Police at the time believed Song went into her apartment because her roommate said she had left behind two pieces of her Halloween costume — she was dressed as a bunny in a pink top, brown, knee-length boots, bunny ears and a short white skirt with a cottontail pinned to the back, according to police.
In a Pittsburgh Post-Gazette article from 2001, then-lead investigator Detective Brian Sprinkle, with the Ferguson Township police department, said he believed Song may have been abducted, possibly while walking to a 24-hour supermarket located 200 yards away from her apartment that she frequented.
From the beginning, police struggled to find suspects. But in 2003, the CDT reported, an informant named Paul Weakley told police that Luzerne County bank robber — and now-convicted murderer — Hugo Selenski may have kidnapped Song and buried her body somewhere in his home county.
When state police searched Selenski’s Luzerne County property in 2003, they found the remains of 12 bodies, but that information was only made public after the grand jury report was released in 2014. It was originally only revealed that five bodies were found, and four have been identified publicly. The fifth has been ruled out as the remains of Song.
“We have followed up on some leads that have led us to some people but there have been roadblocks,” said Martin of the Song case. “We sort of got stonewalled” looking into the Selenski connection.

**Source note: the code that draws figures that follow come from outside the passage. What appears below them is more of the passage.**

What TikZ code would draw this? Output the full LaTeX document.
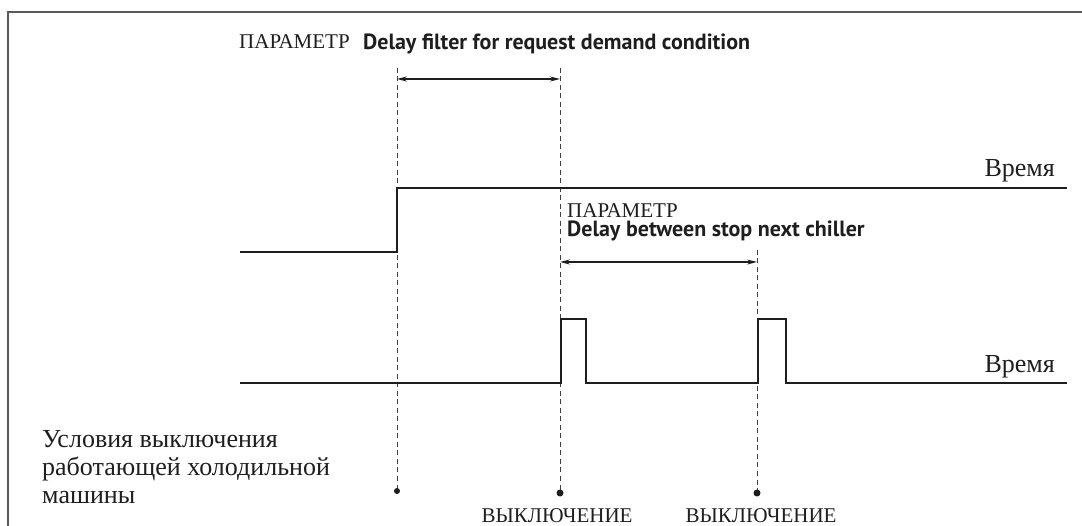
\documentclass[tikz,border=0pt]{standalone}
\usepackage{fontspec}
\setmainfont{Liberation Serif}
\newfontfamily\dinfont{PT Sans}
\usetikzlibrary{arrows.meta}
\definecolor{ink}{HTML}{1E1E1E}
\begin{document}
\begin{tikzpicture}[x=1pt,y=-1pt,
  every node/.style={inner sep=0pt, text=ink},
  sig/.style={line width=2.6pt, draw=ink, line join=miter},
  guide/.style={draw=ink!85, line width=0.9pt, dash pattern=on 5pt off 3.5pt},
  dim/.style={draw=ink, line width=1.1pt, {Stealth[length=10pt,width=5pt]}-{Stealth[length=10pt,width=5pt]}},
  frameline/.style={draw=black!65, line width=1.6pt},
  captxt/.style={font=\fontsize{21}{24}\selectfont},
  dintxt/.style={font=\dinfont\bfseries\fontsize{22}{24}\selectfont},
  sertxt/.style={font=\fontsize{26}{27.5}\selectfont},
  dotmark/.style={fill=ink}]
\useasboundingbox (0,0) rectangle (1082,526);
% frame
\coordinate (fbl) at (8,526);
\coordinate (ftl) at (8,12);
\coordinate (ftr) at (1082,12);
\draw[frameline] (fbl) -- (ftl) -- (ftr);
% guide lines
\coordinate (g1t) at (397,68);
\coordinate (g1b) at (397,491);
\coordinate (g2t) at (560,68);
\coordinate (g2b) at (560,493);
\coordinate (g3t) at (757,250);
\coordinate (g3b) at (757,493);
\draw[guide] (g1t) -- (g1b);
\draw[guide] (g2t) -- (g2b);
\draw[guide] (g3t) -- (g3b);
\fill[dotmark] (g1b) circle (3pt);
\fill[dotmark] (g2b) circle (3.5pt);
\fill[dotmark] (g3b) circle (3.5pt);
% dimension arrows
\coordinate (a1l) at (397,79);
\coordinate (a1r) at (560,79);
\draw[dim] (a1l) -- (a1r);
\coordinate (a2l) at (560,262);
\coordinate (a2r) at (757,262);
\draw[dim] (a2l) -- (a2r);
% signal 1
\coordinate (s1a) at (240,252);
\coordinate (s1b) at (397,252);
\coordinate (s1c) at (397,188);
\coordinate (s1d) at (1067,188);
\draw[sig] (s1a) -- (s1b) -- (s1c) -- (s1d);
% signal 2
\coordinate (s2a) at (240,383);
\coordinate (s2e) at (1067,383);
\draw[sig] (s2a) -- (561,383) -- (561,319) -- (586,319) -- (586,383)
  -- (758,383) -- (758,319) -- (786,319) -- (786,383) -- (s2e);
% labels
\node[captxt, anchor=base west] (p1) at (239,49) {ПАРАМЕТР};
\node[dintxt, anchor=base west] (d1) at (363,50) {Delay filter for request demand condition};
\node[captxt, anchor=base west] (p2) at (567,218) {ПАРАМЕТР};
\node[dintxt, anchor=base west] (d2) at (567,237) {Delay between stop next chiller};
\node[sertxt, anchor=base east] (t1) at (1055,177) {Время};
\node[sertxt, anchor=base east] (t2) at (1055,373) {Время};
\node[captxt, anchor=base] (v1) at (557,522) {ВЫКЛЮЧЕНИЕ};
\node[captxt, anchor=base] (v2) at (761,522) {ВЫКЛЮЧЕНИЕ};
\node[sertxt, anchor=base west, align=left] (cond) at (42,503)
  {Условия выключения\\работающей холодильной\\машины};
\end{tikzpicture}
\end{document}
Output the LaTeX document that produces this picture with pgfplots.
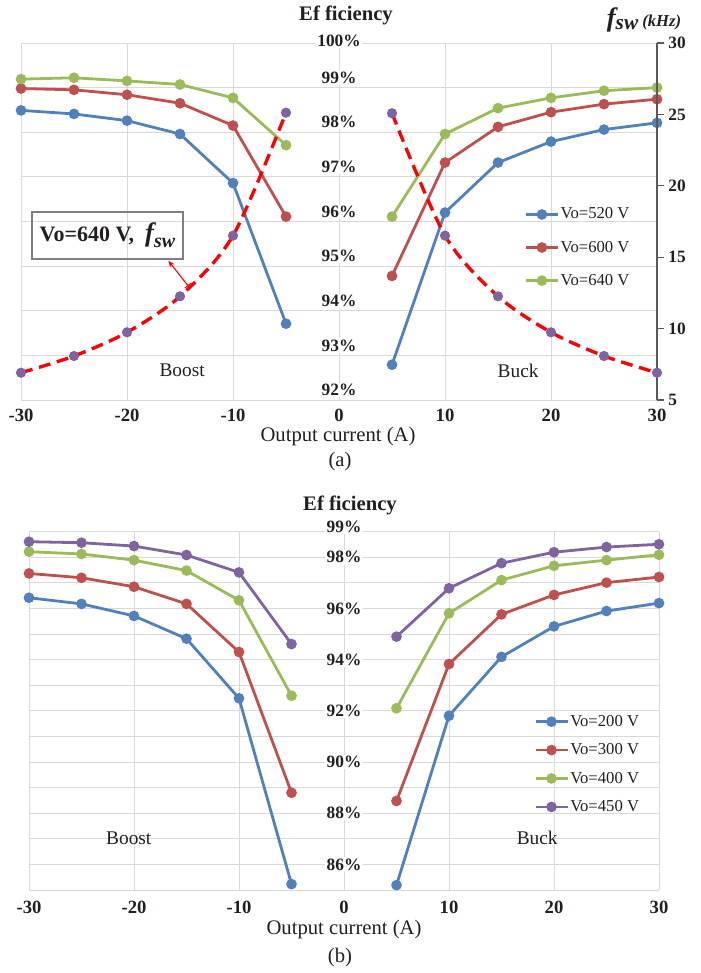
\documentclass[border=0pt]{standalone}
\usepackage{fontspec}
\setmainfont{Liberation Serif}
\usepackage{pgfplots}
\pgfplotsset{compat=1.18}
\usetikzlibrary{arrows.meta}

\definecolor{cBlue}{HTML}{4F81BD}
\definecolor{cRed}{HTML}{C0504D}
\definecolor{cGreen}{HTML}{9BBB59}
\definecolor{cPurple}{HTML}{8064A2}
\definecolor{gridgray}{HTML}{D9D9D9}
\definecolor{axgray}{HTML}{595959}
\definecolor{boxgray}{HTML}{7F7F7F}
\definecolor{txt}{HTML}{231F20}

\tikzset{
  efflabel/.style={fill=white, inner sep=1pt, font=\fontsize{13}{15}\selectfont\bfseries, text=txt},
}

\pgfplotsset{
  effaxis/.style={
    scale only axis, anchor=south west, clip=false,
    xmin=-30, xmax=30,
    xtick={-30,-20,-10,0,10,20,30},
    xticklabels={-30,-20,-10,0,10,20,30},
    xmajorgrids, ymajorgrids,
    grid style={gridgray, line width=0.7pt},
    axis line style={draw=none},
    major tick length=0pt,
    yticklabel={\phantom{0}},
    xticklabel style={font=\fontsize{14}{16}\selectfont\bfseries, text=txt},
    unbounded coords=jump,
    legend cell align=left,
    legend image code/.code={\draw[mark repeat=2,mark phase=2] plot coordinates {(0pt,0pt)(12pt,0pt)(24pt,0pt)};},
  },
  series/.style={line width=2.1pt, mark=*, mark size=2.9pt, mark options={solid}},
  fsw/.style={red, line width=2.5pt, dash pattern=on 9pt off 5pt, smooth, tension=0.5,
    mark=*, mark size=2.5pt, mark options={solid, fill=cPurple, draw=cPurple}},
}

\begin{document}
\begin{tikzpicture}
\useasboundingbox (0,0) rectangle (525pt,729.75pt);

% ---------- (a) efficiency at high output voltage ----------
\begin{axis}[effaxis,
  width=477pt, height=267.75pt, at={(15.75pt,429.75pt)},
  ymin=92, ymax=100, ytick={92,93,94,95,96,97,98,99,100},
  xticklabel style={yshift=-3pt},
  legend style={at={(0.785,0.55)}, anchor=north west, draw=none, fill=none,
    font=\fontsize{12.5}{14}\selectfont, text=txt, row sep=13pt, nodes={inner sep=1pt}}]
\addplot[series, cBlue] coordinates {
  (-30,98.49) (-25,98.41) (-20,98.26) (-15,97.96) (-10,96.86) (-5,93.71)
  (0,nan)
  (5,92.79) (10,96.20) (15,97.32) (20,97.79) (25,98.06) (30,98.21)};
\addlegendentry{Vo=520 V}
\addplot[series, cRed] coordinates {
  (-30,98.98) (-25,98.95) (-20,98.84) (-15,98.65) (-10,98.15) (-5,96.11)
  (0,nan)
  (5,94.78) (10,97.32) (15,98.12) (20,98.45) (25,98.63) (30,98.74)};
\addlegendentry{Vo=600 V}
\addplot[series, cGreen] coordinates {
  (-30,99.19) (-25,99.22) (-20,99.15) (-15,99.07) (-10,98.77) (-5,97.71)
  (0,nan)
  (5,96.11) (10,97.96) (15,98.54) (20,98.77) (25,98.93) (30,99.00)};
\addlegendentry{Vo=640 V}
\pgfplotsinvokeforeach{92,93,94,95,96,97,98,99}{
  \node[efflabel, yshift=7.5pt] at (axis cs:0,#1) {#1\%};
}
\node[efflabel, yshift=1.5pt] at (axis cs:0,100) {100\%};
\node[font=\fontsize{14.5}{16}\selectfont, text=txt] at (axis cs:-14.8,92.67) {Boost};
\node[font=\fontsize{14.5}{16}\selectfont, text=txt] at (axis cs:16.9,92.65) {Buck};
\end{axis}

% switching frequency on the secondary axis
\begin{axis}[scale only axis, anchor=south west, clip=false,
  width=477pt, height=267.75pt, at={(15.75pt,429.75pt)},
  xmin=-30, xmax=30, ymin=5, ymax=30,
  axis x line=none, axis y line*=right,
  ytick={5,10,15,20,25,30}, yticklabels={5,10,15,20,25,30},
  y axis line style={color=axgray, line width=0.9pt, -},
  ytick style={color=axgray, line width=0.9pt},
  major tick length=5pt, tick align=outside,
  yticklabel style={font=\fontsize{13}{15}\selectfont\bfseries, text=txt}]
\addplot[fsw] coordinates {(-30,6.91) (-25,8.08) (-20,9.74) (-15,12.26) (-10,16.51) (-5,25.12)};
\addplot[fsw] coordinates {(5,25.08) (10,16.51) (15,12.26) (20,9.74) (25,8.08) (30,6.91)};
\end{axis}

% ---------- (b) efficiency at low output voltage ----------
\begin{axis}[effaxis,
  width=472.5pt, height=268.7pt, at={(21.75pt,62.25pt)},
  ymin=85, ymax=99, ytick={85,86,...,99},
  xticklabel style={yshift=-4.5pt},
  legend style={at={(0.795,0.5)}, anchor=north west, draw=none, fill=none,
    font=\fontsize{12.5}{14}\selectfont, text=txt, row sep=9.5pt, nodes={inner sep=1pt}}]
\addplot[series, cBlue] coordinates {
  (-30,96.42) (-25,96.18) (-20,95.71) (-15,94.82) (-10,92.49) (-5,85.23)
  (0,nan)
  (5,85.19) (10,91.81) (15,94.11) (20,95.30) (25,95.90) (30,96.21)};
\addlegendentry{Vo=200 V}
\addplot[series, cRed] coordinates {
  (-30,97.37) (-25,97.20) (-20,96.85) (-15,96.18) (-10,94.30) (-5,88.80)
  (0,nan)
  (5,88.48) (10,93.83) (15,95.77) (20,96.53) (25,97.01) (30,97.23)};
\addlegendentry{Vo=300 V}
\addplot[series, cGreen] coordinates {
  (-30,98.22) (-25,98.13) (-20,97.89) (-15,97.48) (-10,96.32) (-5,92.59)
  (0,nan)
  (5,92.10) (10,95.81) (15,97.11) (20,97.67) (25,97.89) (30,98.10)};
\addlegendentry{Vo=400 V}
\addplot[series, cPurple] coordinates {
  (-30,98.61) (-25,98.57) (-20,98.44) (-15,98.09) (-10,97.41) (-5,94.61)
  (0,nan)
  (5,94.90) (10,96.79) (15,97.77) (20,98.20) (25,98.40) (30,98.51)};
\addlegendentry{Vo=450 V}
\pgfplotsinvokeforeach{86,88,90,92,94,96,98}{
  \node[efflabel] at (axis cs:0,#1) {#1\%};
}
\node[efflabel, yshift=3.5pt] at (axis cs:0,99) {99\%};
\node[font=\fontsize{14.5}{16}\selectfont, text=txt] at (axis cs:-20.5,87.04) {Boost};
\node[font=\fontsize{14.5}{16}\selectfont, text=txt] at (axis cs:18.4,87.04) {Buck};
\end{axis}

% titles, axis names and panel captions
\node[font=\fontsize{15.5}{17}\selectfont\bfseries, text=txt] at (259.5pt,718.5pt) {Ef ficiency};
\node[font=\fontsize{15.5}{17}\selectfont\bfseries, text=txt] at (262.5pt,351pt) {Ef ficiency};
\node[text=txt, font=\bfseries\itshape] at (483pt,714.75pt)
  {{\fontsize{20}{22}\selectfont f}\raisebox{-0.5ex}{\fontsize{16}{18}\selectfont sw}\hspace{3pt}{\fontsize{12.5}{14}\selectfont (kHz)}};
\node[font=\fontsize{15.5}{17}\selectfont, text=txt] at (253.5pt,402pt) {Output current (A)};
\node[font=\fontsize{15.5}{17}\selectfont, text=txt] at (255pt,383.25pt) {(a)};
\node[font=\fontsize{15.5}{17}\selectfont, text=txt] at (258pt,32.25pt) {Output current (A)};
\node[font=\fontsize{15.5}{17}\selectfont, text=txt] at (255pt,11.25pt) {(b)};

% label box for the switching-frequency curve
\node[draw=boxgray, line width=0.8pt, minimum width=113.25pt, minimum height=35.25pt,
  inner sep=2pt, text=txt, font=\fontsize{16.5}{18}\selectfont\bfseries] at (80.6pt,553.1pt)
  {Vo=640 V,\ \ {\itshape\fontsize{20}{22}\selectfont f\raisebox{-0.5ex}{\fontsize{15}{16}\selectfont sw}}};
\draw[red, line width=0.8pt, {Bar[width=6pt]}-{Stealth[length=5pt,width=4pt]}]
  (141.2pt,515.25pt) -- (126.2pt,534.2pt);
\end{tikzpicture}
\end{document}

All of Song’s dental records and DNA have been entered into the FBI’s Combined DNA Index System (CODIS), which is separated into two indices — one that contains DNA profiles from biological evidence found at crime scenes and the other that contains DNA profiles of individuals convicted of violent crimes.
So far, Song’s DNA profile hasn’t gotten any useful hits.
“The case is open and it is open because there is physical evidence .... There is physical evidence in the Selenski case that remains unidentified (that) under current scientific technology cannot confirm or deny the theory,” said Cantorna.
The Ferguson Township detectives believe there are avenues for them to pursue in the Song case.
“There is new technology and new things we can do with that technology,” said Martin.
There are leads with physical evidence, he said, and the cold case team plans to follow up on them.
Though Song’s case — like Jean Tuggy’s and Jennifer Cahill-Shadle’s — remains unsolved, Ferguson Township police now have two detectives working full-time to break these cases.
“We want to have justice for these three ladies,” Martin said.